Characteristics of Early Impersonal Exchange

  • Transparent Products: Much of the trade involved goods with easily verifiable quality, such as basic commodities like rice. This reduced the risk of uncertainty regarding the product's value.
  • Spot Transactions: Exchanges typically occurred on the spot with immediate cash payment. This eliminated the risk associated with credit transactions and the uncertainty of future payment.
  • Minimizing Uncertainty: The combination of transparent goods and cash transactions aimed to minimize uncertainty in the exchange process.

The Challenge of Uncertain Exchanges

  • Credit Transactions: Buying on credit introduces the risk of the buyer not repaying the borrowed amount, making the outcome of the exchange uncertain.
  • Experience Goods: Products or services whose quality can only be assessed after consumption (experience goods) also involve uncertainty at the point of purchase.

The Shift in North Western Europe (Around the 16th Century)

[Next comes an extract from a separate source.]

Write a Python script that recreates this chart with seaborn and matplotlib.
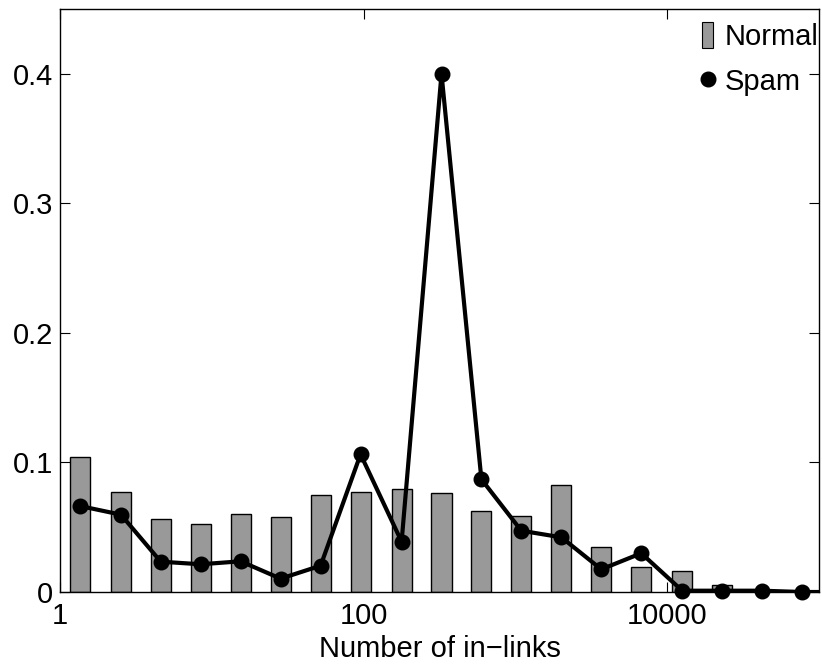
import numpy as np
import seaborn as sns
import matplotlib.pyplot as plt
from matplotlib.patches import Patch
from matplotlib.lines import Line2D

# bin centres (number of in-links, log spaced) and fraction per bin
x_centers = [1.35, 2.52, 4.61, 8.47, 15.5, 28.4, 52.1, 95.5, 178, 326,
             597, 1094, 2009, 3681, 6745, 12560, 23010, 42170, 77270, 141600]
normal = [0.1045, 0.077, 0.0566, 0.0523, 0.0602, 0.0577, 0.0749, 0.0772, 0.0798, 0.0762,
          0.0628, 0.0590, 0.0824, 0.0347, 0.0191, 0.0165, 0.0052, 0.0, 0.0, 0.0]
spam = [0.0664, 0.0597, 0.0234, 0.0214, 0.0237, 0.0103, 0.0203, 0.1063, 0.0388, 0.400,
        0.087, 0.0473, 0.0422, 0.0175, 0.0299, 0.001, 0.001, 0.001, 0.0, 0.0]
yticks = [0, 0.1, 0.2, 0.3, 0.4]
xticks = [1, 100, 10000]
xticklabels = ["1", "100", "10000"]

sns.set_style("ticks")
plt.rcParams['font.family'] = ['Liberation Sans', 'DejaVu Sans']
plt.rcParams['text.color'] = 'black'
plt.rcParams['axes.labelcolor'] = 'black'
FS = 21
plt.rcParams['font.size'] = FS

fig = plt.figure(figsize=(8.22, 6.69), dpi=100)
ax = fig.add_axes([60/822, 1 - 592/669, 759/822, 583/669])

# bars: constant width in log space
xc = np.array(x_centers)
half = 0.066
left = xc * 10**(-half)
width = xc * 10**half - left
ax.bar(left, normal, width=width, align='edge', color='#999999',
       edgecolor='black', linewidth=1.0, zorder=2)

# spam line + markers
sns.lineplot(x=x_centers, y=spam, color='black', linewidth=3, ax=ax,
             sort=False, estimator=None, zorder=3)
n_vis = 19
sns.scatterplot(x=x_centers[:n_vis], y=spam[:n_vis], color='black', s=110,
                edgecolor='black', linewidth=1, ax=ax, zorder=4, clip_on=False)

ax.set_xscale('log')
ax.set_xlim(1, 1e5)
ax.set_ylim(0, 0.45)
ax.set_xticks(xticks)
ax.set_xticklabels(xticklabels)
ax.minorticks_off()
ax.set_yticks(yticks)
ax.set_yticklabels(["0", "0.1", "0.2", "0.3", "0.4"])
ax.tick_params(direction='in', length=7, width=0.8, top=True, right=True,
               labelsize=FS, colors='black')
ax.tick_params(axis='x', pad=7)
ax.tick_params(axis='y', pad=5)
for s in ax.spines.values():
    s.set_visible(True)
    s.set_linewidth(1.0)
    s.set_color('black')

ax.set_xlabel("Number of in\u2212links", fontsize=FS, labelpad=4, color='black')

handles = [Patch(facecolor='#999999', edgecolor='black', linewidth=0.8),
           Line2D([], [], marker='o', color='black', linestyle='none', markersize=10.5)]
leg = ax.legend(handles, ["Normal", "Spam"], loc='upper left',
                bbox_to_anchor=(702/822, 1 - 22/669), bbox_transform=fig.transFigure,
                frameon=False, borderpad=0, borderaxespad=0, handlelength=0.38,
                handleheight=1.0, handletextpad=0.4, labelspacing=0.55, fontsize=FS)
for t in leg.get_texts():
    t.set_color('black')

fig.savefig("out.png", dpi=100)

A significant turning point occurred around the 16th century, particularly in North Western European cities like Amsterdam and London:

  • Emergence of a Different Economic Model: A new type of economy began to develop, characterized by the creation of various institutions (both centralized and decentralized) designed to facilitate exchange with strangers on a larger scale and with greater ease.
  • Systematic and Scaled Impersonal Exchange: While impersonal exchange existed earlier, this period marked the beginning of a more systematic and large-scale form of it.